La disparition de l’homo sapiens
Jacques Delcuvellerie
L’homme occidental actuel, vous, moi, refuse obstinément de regarder en face deux réalités. L’une, certaine et inéluctable : sa propre mort. L’autre, que chaque jour rend potentiellement plus vraisemblable : celle de la fin de son espèce, l’homo sapiens.
La mort individuelle est devenue, comme l’a écrit un anthropologue, « la dernière obscénité » de nos sociétés. Les agonisants disparaissent de notre vue, s’éteignent loin de tous, puis incinérés, dispersés, ne laissent rien à fleurir ou honorer. On ne porte plus le deuil. Jadis, on multipliait les signes visibles d’une perte irréparable ; à présent, on mesure la valeur d’une personne à sa capacité de maîtriser la douleur et de se réintégrer au plus vite dans la course au futur immédiat. L’enfant occidental en sait beaucoup plus et beaucoup plus vite sur la vie sexuelle que sur sa condition fondamentale : mortelle. C’est là une rupture majeure avec plusieurs millénaires et, peut-être, avec la fondation même de l’espèce (l’homo sapiens naît avec l’invention de sépultures et de rites funéraires).

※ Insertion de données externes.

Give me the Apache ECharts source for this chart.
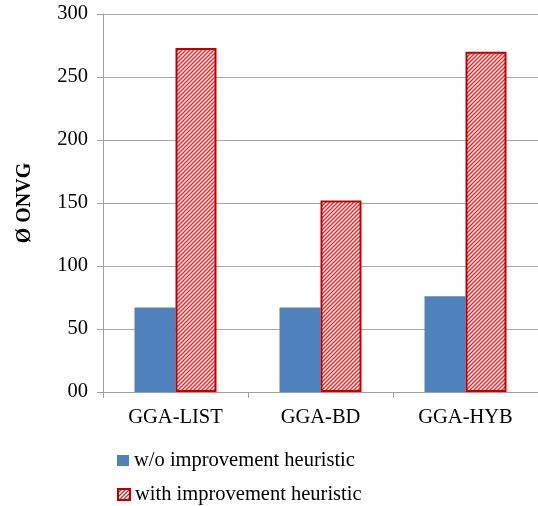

Cette fin, inéluctable, en fonction de laquelle on interrogeait et structurait sa vie, a été remplacée par l’injonction impérative de jouir du présent, autrement dit : travailler éperdument pour tenter de consommer le plus possible.
Cet hédonisme narcissique sur le plan idéologique, cette aliénation dans la marchandise sur le plan pratique, ne nous portent guère à envisager de manière concrète la question actuelle la plus essentielle : la possible disparition de l’homo sapiens.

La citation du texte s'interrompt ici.